Even the Arabian authors exposed the evil and the recklessness of the Amalekites in dealing with the holy and the profane in Mecca and in Egypt. They, too, proclaimed that the Lord had sent them away from Mecca for their iniquity.

It was the lot of Saul to carry on the war of liberation of Israel and Egypt. That the Israelites were not remembered with praise for what they had done for Egypt and were referred to as "one" and "they" in Egyptian history was the least of the injustices; their real reward at the hands of the Egyptian historians was to be identified with the ravagers whom the Israelites had driven out of Avaris.

Ahmose wrote that when Avaris was taken, the Hyksos retreated to Sharuhen, in southern Palestine. But Manetho, many centuries later, wrote that the Hyksos retreated into Palestine and built Jerusalem; also that at a later date, when a leper colony in Avaris revolted, these rebels summoned the Solymites (the people of Jerusalem) and together conquered Egypt; that these Solymites were extremely cruel to the population, and that one of the lepers, Osarsiph, had changed his name to Moses.

This confused story reflects the Assyrian conquest of Egypt, when Sennacherib and Esaharddon invaded Palestine and Egypt "with a great host of Assyrians and Arabs". The people of Jerusalem never conquered Egypt.

The first wave of anti-Semitism in the east was spread much later in the Persian Empire by the vizier, Haman, "the Agagite, the Jews' enemy". Haman, who was of the seed of Agog, the Amalekite, conspired to destroy the Jewish population in Persia and Media.

We may imagine that the traditions of Haman's house were likely to inspire this hatred. These traditions told how Haman's royal forefather Agog had been dispossessed by a Jewish king and killed by a Jewish prophet.

In the Greek world no signs of racial antipathy toward Jews can be traced until the stories of Manetho began to circulate. The Jews were occasionally looked upon as a mysterious people, but no expression of animosity or contempt is preserved in the writings of the old authors.

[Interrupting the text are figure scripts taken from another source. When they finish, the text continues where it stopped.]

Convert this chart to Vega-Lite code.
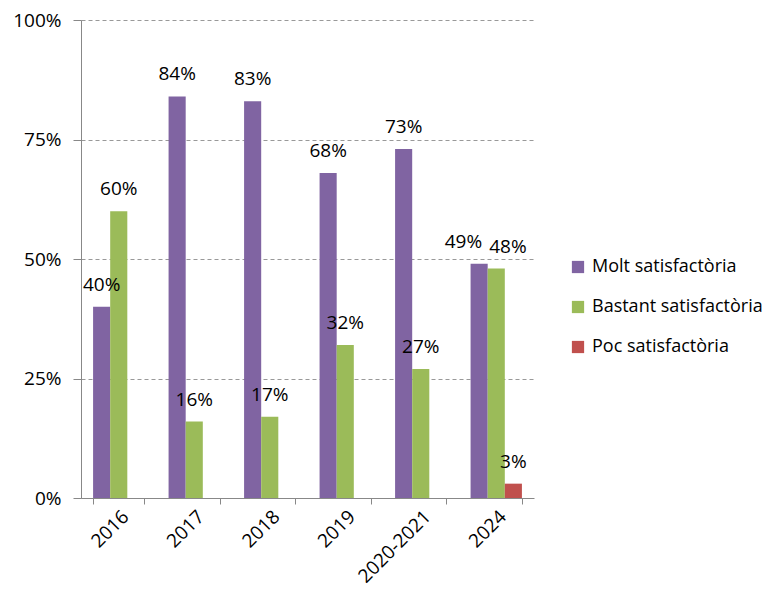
{
  "$schema": "https://vega.github.io/schema/vega-lite/v6.json",
  "width": 453,
  "height": 478,
  "autosize": {"type": "none"},
  "padding": {"left": 81, "top": 20, "right": 238, "bottom": 99},
  "background": "white",
  "config": {
    "view": {"stroke": null},
    "font": "Open Sans",
    "text": {"font": "Open Sans"}
  },
  "data": {
    "values": [
      {"year": "2016", "serie": "Molt satisfactòria", "value": 0.40},
      {"year": "2016", "serie": "Bastant satisfactòria", "value": 0.60},
      {"year": "2017", "serie": "Molt satisfactòria", "value": 0.84},
      {"year": "2017", "serie": "Bastant satisfactòria", "value": 0.16},
      {"year": "2018", "serie": "Molt satisfactòria", "value": 0.83},
      {"year": "2018", "serie": "Bastant satisfactòria", "value": 0.17},
      {"year": "2019", "serie": "Molt satisfactòria", "value": 0.68},
      {"year": "2019", "serie": "Bastant satisfactòria", "value": 0.32},
      {"year": "2020-2021", "serie": "Molt satisfactòria", "value": 0.73},
      {"year": "2020-2021", "serie": "Bastant satisfactòria", "value": 0.27},
      {"year": "2024", "serie": "Molt satisfactòria", "value": 0.49},
      {"year": "2024", "serie": "Bastant satisfactòria", "value": 0.48},
      {"year": "2024", "serie": "Poc satisfactòria", "value": 0.03}
    ]
  },
  "encoding": {
    "x": {
      "field": "year", "type": "nominal", "sort": null,
      "scale": {"paddingInner": 0.32, "paddingOuter": 0.16},
      "axis": {
        "title": null, "labelAngle": -45, "labelAlign": "right", "labelBaseline": "top",
        "labelFontSize": 19, "labelColor": "#000000", "labelPadding": 3,
        "domainColor": "#888888", "tickColor": "#888888", "tickBand": "extent", "tickSize": 6
      }
    },
    "xOffset": {
      "field": "serie", "type": "nominal",
      "sort": ["Molt satisfactòria", "Bastant satisfactòria", "Poc satisfactòria"],
      "scale": {"domain": ["Molt satisfactòria", "Bastant satisfactòria", "Poc satisfactòria"], "paddingInner": 0, "paddingOuter": 0}
    },
    "y": {
      "field": "value", "type": "quantitative",
      "scale": {"domain": [0, 1], "nice": false},
      "axis": {
        "title": null, "format": ".0%", "values": [0, 0.25, 0.5, 0.75, 1],
        "labelFontSize": 19, "labelColor": "#000000", "labelPadding": 12,
        "domainColor": "#888888", "tickColor": "#888888", "tickSize": 8,
        "grid": true, "gridColor": "#999999", "gridDash": [4, 3], "gridWidth": 1
      }
    }
  },
  "layer": [
    {
      "mark": {"type": "bar"},
      "encoding": {
        "color": {
          "field": "serie", "type": "nominal",
          "scale": {
            "domain": ["Molt satisfactòria", "Bastant satisfactòria", "Poc satisfactòria"],
            "range": ["#8064A2", "#9BBB59", "#C0504D"]
          },
          "legend": {
            "title": null, "orient": "none", "legendX": 488, "legendY": 238,
            "symbolType": "square", "symbolSize": 150, "symbolStrokeWidth": 0,
            "labelFontSize": 18, "labelColor": "#000000", "labelLimit": 300,
            "rowPadding": 22, "labelOffset": 5
          }
        }
      }
    },
    {
      "transform": [{"filter": "datum.year != '2024' || datum.serie == 'Poc satisfactòria'"}],
      "mark": {"type": "text", "baseline": "middle", "align": "center", "dy": -22, "fontSize": 19, "color": "#000000"},
      "encoding": {
        "text": {"field": "value", "type": "quantitative", "format": ".0%"}
      }
    },
    {
      "transform": [{"filter": "datum.year == '2024' && datum.serie == 'Molt satisfactòria'"}],
      "mark": {"type": "text", "baseline": "middle", "align": "right", "dx": 3, "dy": -22, "fontSize": 19, "color": "#000000"},
      "encoding": {
        "text": {"field": "value", "type": "quantitative", "format": ".0%"}
      }
    },
    {
      "transform": [{"filter": "datum.year == '2024' && datum.serie == 'Bastant satisfactòria'"}],
      "mark": {"type": "text", "baseline": "middle", "align": "left", "dx": -7, "dy": -22, "fontSize": 19, "color": "#000000"},
      "encoding": {
        "text": {"field": "value", "type": "quantitative", "format": ".0%"}
      }
    }
  ]
}
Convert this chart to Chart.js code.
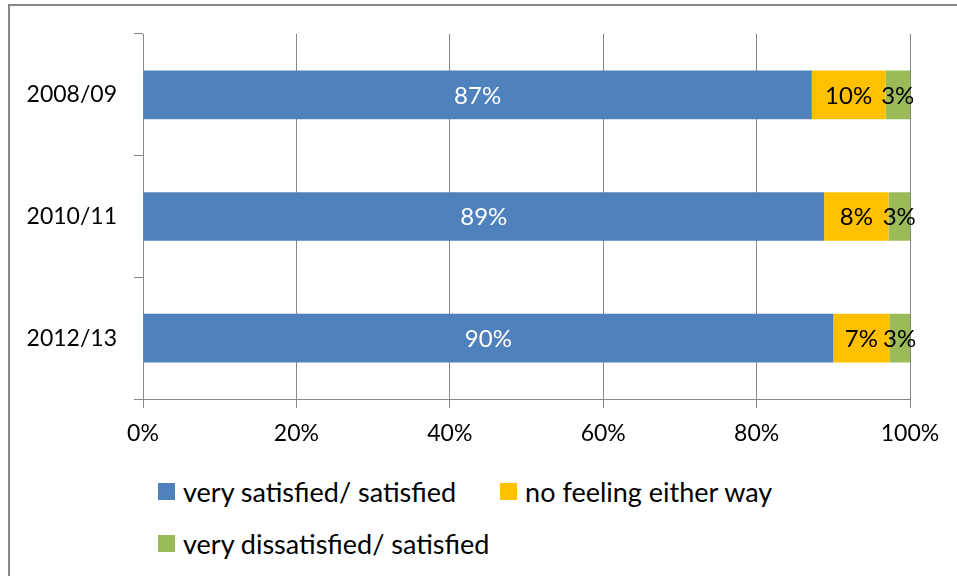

The hatred, never extinguished in the memory of posterity, for the inhuman shepherd-conquerors was revived: the Jews were identified with the descendants of the Hyksos. Inaugurated by Manetho, an extensive Jew-baiting literature followed, and the stories of Manetho were told and retold and adorned by many writers.

An equally glowing hatred of the Amalekites persisted in the memory of the Jews. A Jewish mother even today frightens her child with an "Amalekite".

Hatred can last a long time even when its object is not alive. How much stronger is that hatred if the hated ones did not dissolve their national existence a thousand years before on the Arabian peninsula, but are still supposed to exist? The Egyptian author saw in the Jew the wretched seed of cruel tyrants. Subsequently Greek and Roman authors established in their writings the object for the never dying necessity to hate. Insinuations were heaped one on the other, and monstrous stories were invented about the head of an ass which the Jews kept in their temple and worshiped, and about the human blood they sucked.

The curse on the Amalekites became a curse on the Israelites. "Thou shalt blot out the remembrance of Amalek from under the heaven". It was blotted out. No one knew any longer that the Amalekites were the Hyksos.

The Israelites endured much suffering from this distortion of history. They bore their pain for being identified with the Hyksos. The persecution started with the misstatements of Manetho, the Egyptian, whose nation was freed from the Hyksos by the Jews. In later years anti-Semitism has been fed from many other sources.